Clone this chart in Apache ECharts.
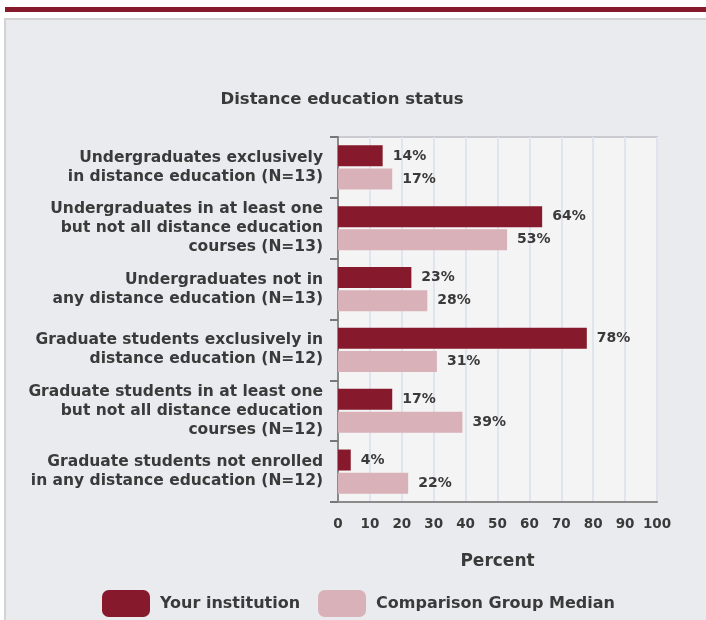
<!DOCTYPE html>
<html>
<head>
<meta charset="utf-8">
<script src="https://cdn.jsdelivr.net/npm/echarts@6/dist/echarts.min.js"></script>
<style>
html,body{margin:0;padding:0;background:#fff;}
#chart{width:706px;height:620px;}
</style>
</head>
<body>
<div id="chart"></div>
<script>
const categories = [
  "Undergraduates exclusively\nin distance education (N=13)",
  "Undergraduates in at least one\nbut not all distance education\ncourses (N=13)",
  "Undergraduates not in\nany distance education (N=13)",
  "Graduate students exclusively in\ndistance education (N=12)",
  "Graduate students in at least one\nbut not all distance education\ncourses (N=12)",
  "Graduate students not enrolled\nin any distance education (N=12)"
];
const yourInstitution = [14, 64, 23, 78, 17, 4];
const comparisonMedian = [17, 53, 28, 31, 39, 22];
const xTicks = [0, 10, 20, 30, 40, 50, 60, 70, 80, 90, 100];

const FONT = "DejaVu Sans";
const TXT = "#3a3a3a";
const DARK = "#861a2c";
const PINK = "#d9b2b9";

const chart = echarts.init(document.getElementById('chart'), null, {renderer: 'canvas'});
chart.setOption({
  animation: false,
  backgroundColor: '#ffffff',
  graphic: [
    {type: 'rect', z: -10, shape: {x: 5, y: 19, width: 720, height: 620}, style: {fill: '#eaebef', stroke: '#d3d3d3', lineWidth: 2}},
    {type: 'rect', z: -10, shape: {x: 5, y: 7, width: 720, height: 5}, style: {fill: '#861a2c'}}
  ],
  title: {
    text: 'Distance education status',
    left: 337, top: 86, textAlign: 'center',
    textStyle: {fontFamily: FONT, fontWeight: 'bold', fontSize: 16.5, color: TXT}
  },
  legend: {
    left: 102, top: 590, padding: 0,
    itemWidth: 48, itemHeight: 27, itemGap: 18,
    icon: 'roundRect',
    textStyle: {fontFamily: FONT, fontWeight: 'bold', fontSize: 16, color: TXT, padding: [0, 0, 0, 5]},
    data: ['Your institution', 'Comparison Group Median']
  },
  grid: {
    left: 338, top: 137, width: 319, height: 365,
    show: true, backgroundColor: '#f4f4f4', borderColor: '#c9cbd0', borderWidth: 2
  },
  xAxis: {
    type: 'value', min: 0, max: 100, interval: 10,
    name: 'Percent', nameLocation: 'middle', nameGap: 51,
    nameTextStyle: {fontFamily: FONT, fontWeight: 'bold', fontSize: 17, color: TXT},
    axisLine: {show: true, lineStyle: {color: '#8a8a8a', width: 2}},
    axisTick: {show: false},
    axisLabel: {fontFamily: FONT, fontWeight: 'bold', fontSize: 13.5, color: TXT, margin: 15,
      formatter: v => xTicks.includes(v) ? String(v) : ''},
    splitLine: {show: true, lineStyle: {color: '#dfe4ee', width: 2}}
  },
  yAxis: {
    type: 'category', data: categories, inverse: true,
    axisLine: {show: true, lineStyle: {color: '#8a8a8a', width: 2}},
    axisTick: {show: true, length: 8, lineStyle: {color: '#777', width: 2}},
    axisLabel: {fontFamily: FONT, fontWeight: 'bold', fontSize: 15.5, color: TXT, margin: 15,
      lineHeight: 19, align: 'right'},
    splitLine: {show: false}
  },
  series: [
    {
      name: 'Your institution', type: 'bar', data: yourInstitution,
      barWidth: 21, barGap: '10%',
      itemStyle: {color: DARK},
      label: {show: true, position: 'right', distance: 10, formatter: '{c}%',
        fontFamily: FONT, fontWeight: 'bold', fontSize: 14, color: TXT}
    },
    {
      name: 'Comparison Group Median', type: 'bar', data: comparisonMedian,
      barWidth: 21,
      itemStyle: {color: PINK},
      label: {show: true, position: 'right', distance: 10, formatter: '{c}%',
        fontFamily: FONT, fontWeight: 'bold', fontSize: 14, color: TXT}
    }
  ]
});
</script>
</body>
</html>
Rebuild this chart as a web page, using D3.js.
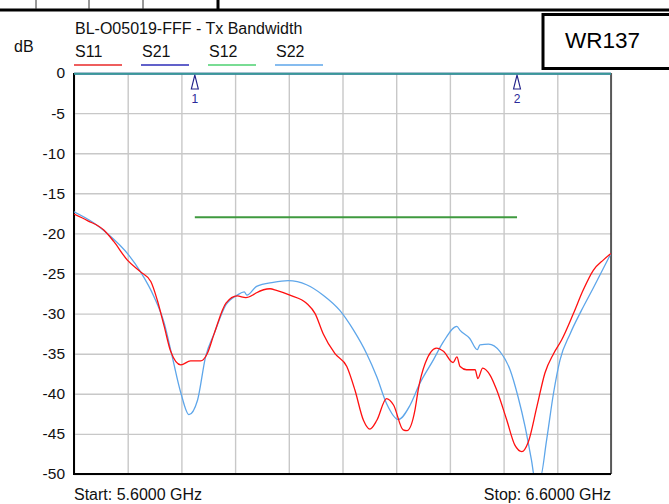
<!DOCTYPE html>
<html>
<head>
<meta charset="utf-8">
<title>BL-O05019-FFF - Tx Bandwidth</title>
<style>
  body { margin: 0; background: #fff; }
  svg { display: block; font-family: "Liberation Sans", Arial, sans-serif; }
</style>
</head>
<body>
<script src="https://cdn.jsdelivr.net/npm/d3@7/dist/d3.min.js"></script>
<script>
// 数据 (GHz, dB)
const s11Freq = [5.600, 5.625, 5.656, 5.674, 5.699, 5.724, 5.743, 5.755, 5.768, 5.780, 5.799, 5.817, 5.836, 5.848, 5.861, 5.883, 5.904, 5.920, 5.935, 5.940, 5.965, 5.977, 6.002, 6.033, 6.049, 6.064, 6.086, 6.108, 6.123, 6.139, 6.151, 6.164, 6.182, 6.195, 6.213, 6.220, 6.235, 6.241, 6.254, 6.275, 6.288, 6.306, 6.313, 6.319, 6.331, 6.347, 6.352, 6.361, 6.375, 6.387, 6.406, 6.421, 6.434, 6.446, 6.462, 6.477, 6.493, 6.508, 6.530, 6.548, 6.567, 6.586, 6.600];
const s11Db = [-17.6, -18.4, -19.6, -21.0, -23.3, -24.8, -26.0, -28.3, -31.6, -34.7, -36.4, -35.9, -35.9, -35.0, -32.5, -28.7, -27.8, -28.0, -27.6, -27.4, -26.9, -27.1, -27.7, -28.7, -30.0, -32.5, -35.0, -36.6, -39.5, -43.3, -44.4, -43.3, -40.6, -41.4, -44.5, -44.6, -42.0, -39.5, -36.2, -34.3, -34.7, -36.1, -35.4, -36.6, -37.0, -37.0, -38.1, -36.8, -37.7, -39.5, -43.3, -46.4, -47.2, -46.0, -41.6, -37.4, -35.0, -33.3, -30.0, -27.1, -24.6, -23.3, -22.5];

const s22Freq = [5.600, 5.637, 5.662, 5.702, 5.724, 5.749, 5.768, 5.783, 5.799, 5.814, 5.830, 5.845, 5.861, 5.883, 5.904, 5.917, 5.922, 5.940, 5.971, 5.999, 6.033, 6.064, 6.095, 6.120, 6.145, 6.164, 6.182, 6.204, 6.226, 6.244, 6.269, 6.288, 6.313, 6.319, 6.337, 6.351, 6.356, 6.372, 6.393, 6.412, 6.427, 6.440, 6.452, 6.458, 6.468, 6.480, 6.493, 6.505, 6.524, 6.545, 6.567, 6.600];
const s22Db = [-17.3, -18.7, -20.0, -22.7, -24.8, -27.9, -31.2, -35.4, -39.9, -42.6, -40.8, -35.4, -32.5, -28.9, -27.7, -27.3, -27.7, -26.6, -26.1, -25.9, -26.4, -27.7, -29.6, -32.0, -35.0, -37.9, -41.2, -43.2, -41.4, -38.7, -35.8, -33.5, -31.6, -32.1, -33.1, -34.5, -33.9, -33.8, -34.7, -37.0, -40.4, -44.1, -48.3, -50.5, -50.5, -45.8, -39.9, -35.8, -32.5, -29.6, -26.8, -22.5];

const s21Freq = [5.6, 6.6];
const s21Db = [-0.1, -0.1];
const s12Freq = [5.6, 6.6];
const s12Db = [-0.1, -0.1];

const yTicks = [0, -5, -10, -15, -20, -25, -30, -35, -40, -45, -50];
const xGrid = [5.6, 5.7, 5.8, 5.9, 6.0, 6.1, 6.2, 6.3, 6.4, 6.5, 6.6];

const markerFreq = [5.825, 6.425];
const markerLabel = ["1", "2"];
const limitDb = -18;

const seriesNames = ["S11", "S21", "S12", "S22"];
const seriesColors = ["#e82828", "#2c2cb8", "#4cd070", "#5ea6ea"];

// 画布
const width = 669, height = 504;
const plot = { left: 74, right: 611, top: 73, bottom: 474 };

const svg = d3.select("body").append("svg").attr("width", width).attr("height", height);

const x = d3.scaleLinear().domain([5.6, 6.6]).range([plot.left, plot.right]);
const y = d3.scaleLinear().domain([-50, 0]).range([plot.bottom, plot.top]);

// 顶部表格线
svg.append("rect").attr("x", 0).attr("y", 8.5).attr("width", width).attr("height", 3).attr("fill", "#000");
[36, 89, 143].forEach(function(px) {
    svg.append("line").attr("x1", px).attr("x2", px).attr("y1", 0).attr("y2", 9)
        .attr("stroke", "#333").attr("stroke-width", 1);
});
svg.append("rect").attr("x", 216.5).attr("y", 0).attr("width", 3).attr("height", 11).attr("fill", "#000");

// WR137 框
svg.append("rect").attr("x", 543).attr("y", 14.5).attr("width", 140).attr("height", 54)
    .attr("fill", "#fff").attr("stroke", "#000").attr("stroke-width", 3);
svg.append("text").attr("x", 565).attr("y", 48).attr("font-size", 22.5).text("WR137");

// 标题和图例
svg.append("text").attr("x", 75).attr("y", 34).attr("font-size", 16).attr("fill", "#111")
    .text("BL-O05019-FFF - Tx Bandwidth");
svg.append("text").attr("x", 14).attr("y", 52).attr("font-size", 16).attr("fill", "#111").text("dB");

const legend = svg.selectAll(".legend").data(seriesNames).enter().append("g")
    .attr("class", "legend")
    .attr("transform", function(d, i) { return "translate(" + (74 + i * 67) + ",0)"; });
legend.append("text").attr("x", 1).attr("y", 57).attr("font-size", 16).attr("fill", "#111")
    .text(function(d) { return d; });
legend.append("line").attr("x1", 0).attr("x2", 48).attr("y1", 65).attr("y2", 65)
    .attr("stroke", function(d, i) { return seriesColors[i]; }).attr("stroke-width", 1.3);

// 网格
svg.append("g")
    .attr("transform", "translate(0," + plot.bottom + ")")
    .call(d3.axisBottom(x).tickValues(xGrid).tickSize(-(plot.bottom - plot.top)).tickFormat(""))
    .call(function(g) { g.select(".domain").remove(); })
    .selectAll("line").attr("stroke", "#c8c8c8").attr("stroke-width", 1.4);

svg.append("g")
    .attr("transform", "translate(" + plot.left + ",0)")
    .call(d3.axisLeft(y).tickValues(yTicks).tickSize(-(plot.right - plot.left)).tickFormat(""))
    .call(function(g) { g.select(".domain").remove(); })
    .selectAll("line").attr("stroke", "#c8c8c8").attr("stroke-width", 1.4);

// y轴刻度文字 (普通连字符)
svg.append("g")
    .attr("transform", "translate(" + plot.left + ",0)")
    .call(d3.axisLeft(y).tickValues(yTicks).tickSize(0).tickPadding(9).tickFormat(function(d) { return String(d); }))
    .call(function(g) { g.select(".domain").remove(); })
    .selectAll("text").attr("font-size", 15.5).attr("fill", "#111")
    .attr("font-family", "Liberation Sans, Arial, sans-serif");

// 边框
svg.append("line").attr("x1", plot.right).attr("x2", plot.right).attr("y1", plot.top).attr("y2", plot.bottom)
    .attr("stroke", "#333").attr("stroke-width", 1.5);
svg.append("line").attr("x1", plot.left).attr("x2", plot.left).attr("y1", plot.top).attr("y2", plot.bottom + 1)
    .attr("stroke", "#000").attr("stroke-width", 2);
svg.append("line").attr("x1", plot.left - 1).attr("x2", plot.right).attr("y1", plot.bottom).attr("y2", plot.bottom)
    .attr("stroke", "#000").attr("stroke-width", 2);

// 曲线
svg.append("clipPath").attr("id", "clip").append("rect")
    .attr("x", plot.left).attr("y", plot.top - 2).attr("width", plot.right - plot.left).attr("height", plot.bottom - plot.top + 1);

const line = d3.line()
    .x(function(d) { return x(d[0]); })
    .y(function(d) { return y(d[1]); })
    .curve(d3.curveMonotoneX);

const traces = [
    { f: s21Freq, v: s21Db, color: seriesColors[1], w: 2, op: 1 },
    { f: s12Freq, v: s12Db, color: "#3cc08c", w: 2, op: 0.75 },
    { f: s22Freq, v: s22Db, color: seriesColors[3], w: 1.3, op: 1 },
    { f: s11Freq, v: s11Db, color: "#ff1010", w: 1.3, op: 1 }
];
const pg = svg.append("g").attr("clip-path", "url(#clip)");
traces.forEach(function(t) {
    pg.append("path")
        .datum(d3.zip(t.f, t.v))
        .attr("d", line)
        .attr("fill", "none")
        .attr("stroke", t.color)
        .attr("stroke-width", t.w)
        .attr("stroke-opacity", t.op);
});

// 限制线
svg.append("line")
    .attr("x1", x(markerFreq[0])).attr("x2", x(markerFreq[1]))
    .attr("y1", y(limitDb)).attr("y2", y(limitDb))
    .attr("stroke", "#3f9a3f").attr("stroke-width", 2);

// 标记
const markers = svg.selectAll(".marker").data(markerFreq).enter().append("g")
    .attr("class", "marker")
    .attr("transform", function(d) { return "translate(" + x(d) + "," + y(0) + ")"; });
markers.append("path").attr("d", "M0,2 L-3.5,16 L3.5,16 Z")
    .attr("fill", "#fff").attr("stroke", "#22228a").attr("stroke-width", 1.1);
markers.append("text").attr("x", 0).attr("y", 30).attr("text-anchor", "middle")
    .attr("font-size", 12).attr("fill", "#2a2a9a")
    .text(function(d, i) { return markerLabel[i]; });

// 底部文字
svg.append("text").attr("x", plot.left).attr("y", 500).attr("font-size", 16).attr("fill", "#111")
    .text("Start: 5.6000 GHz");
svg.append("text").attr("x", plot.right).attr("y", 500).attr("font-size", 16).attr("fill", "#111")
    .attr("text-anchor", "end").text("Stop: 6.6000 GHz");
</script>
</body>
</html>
********************
Pick out every line holding the string "this" and return it.

Clone this chart in Apache ECharts.
Rebuild this chart as a web page, using D3.js.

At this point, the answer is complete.